When a US company expands south without translating its boundary systems, they create a dangerous condition: executives with formal authority but no relational foundation. Teams with clear reporting lines but unclear decision norms. Projects with documented owners but ambiguous escalation paths.
The result is predictable. The executive makes reasonable decisions within the scope of her documented authority. The team hesitates because the relational trust hasn't been established. Decisions that should take days take weeks. Conflicts that should surface early stay hidden until they explode.
The founder sees hesitation and assumes incompetence. The executive sees resistance and assumes politics. Both are wrong. The track limits weren't painted. The conditions guaranteed the failure.
What Usually Breaks Because of It
A logistics company I worked with hired a VP of Operations to lead their Monterrey expansion. He came from a Series C company in Denver. He'd built a 200-person ops team. He spoke fluent Spanish. On paper, perfect.
Month one: He documented decision rights, created clear escalation paths, and established weekly review cadences. Exactly what had worked in Denver.
Month two: Decisions started slowing down. His team would commit to timelines, then miss them without warning. When he asked for updates, he got optimistic reports. When he checked the work, it wasn't done.
Month three: A critical client implementation failed. The team had encountered blockers two weeks earlier but hadn't escalated. When he asked why, the answer was vague: "We thought we could handle it."
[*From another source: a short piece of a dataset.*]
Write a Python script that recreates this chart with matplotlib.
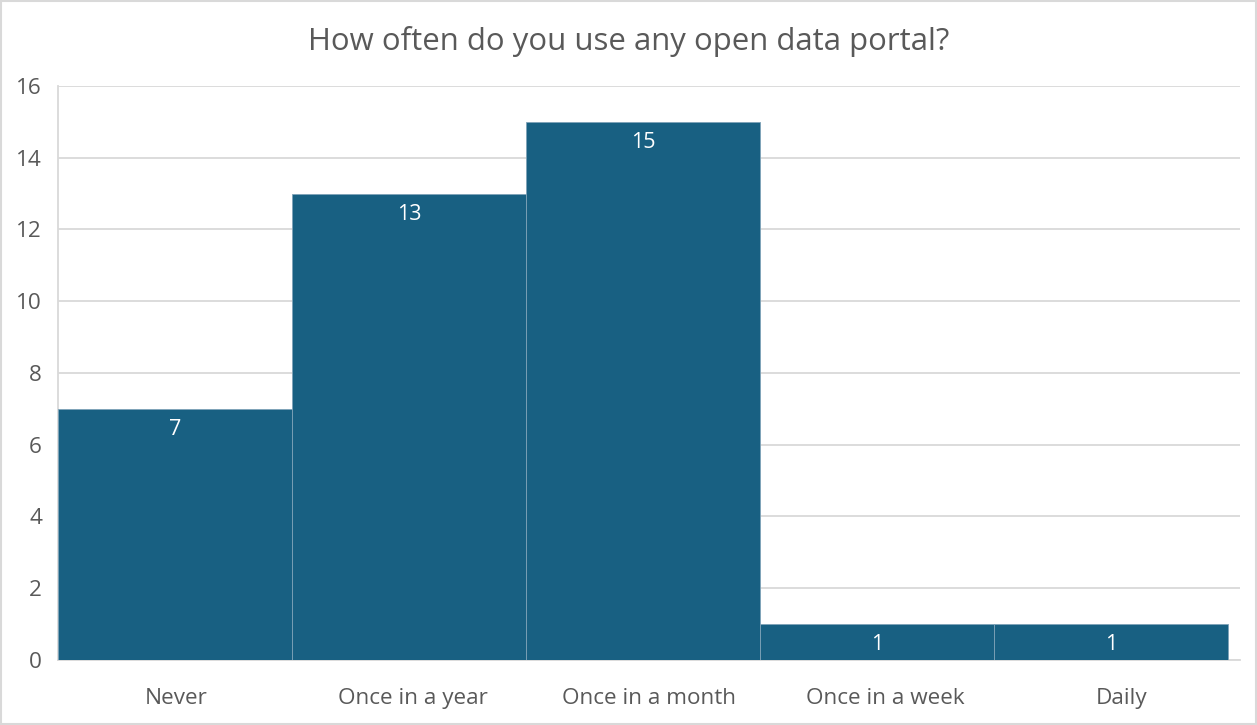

By month six, he was flying to Monterrey twice a month, micromanaging decisions he'd successfully delegated in Denver. The team felt untrusted. He felt exhausted. The founder was rethinking the hire.
The problem wasn't talent. The problem was cultural boundary architecture.
In Denver, his team escalated problems when they hit documented thresholds. In Monterrey, the team escalated problems when there was relational trust to deliver bad news. He'd never built that foundation. He'd documented authority but hadn't earned relational credibility.
Same executive. Different conditions. Predictable failure.
She Wasn't Being Timid. She Was Running Experiments
A few years ago, I sat in on an integration meeting for a US fintech company launching in Mexico. The American CEO had hired a Mexican GM; someone who'd spent 15 years building operations in Guadalajara and Monterrey. Impressive track record. Deep market knowledge.
The CEO walked through the authority framework: "You own hiring, vendor selection, office decisions, local P&L. Anything over $100K comes to me. Strategic partnerships need board approval. Otherwise, it's your call."
The GM nodded.
Two weeks later, the CEO was frustrated. "Why is she asking permission for everything? I told her she has full authority."
I asked the GM what was happening. She smiled. "In my experience, American executives say 'you have authority' but still want to be involved. I'm testing where the real lines are. Not the documented ones; the actual ones."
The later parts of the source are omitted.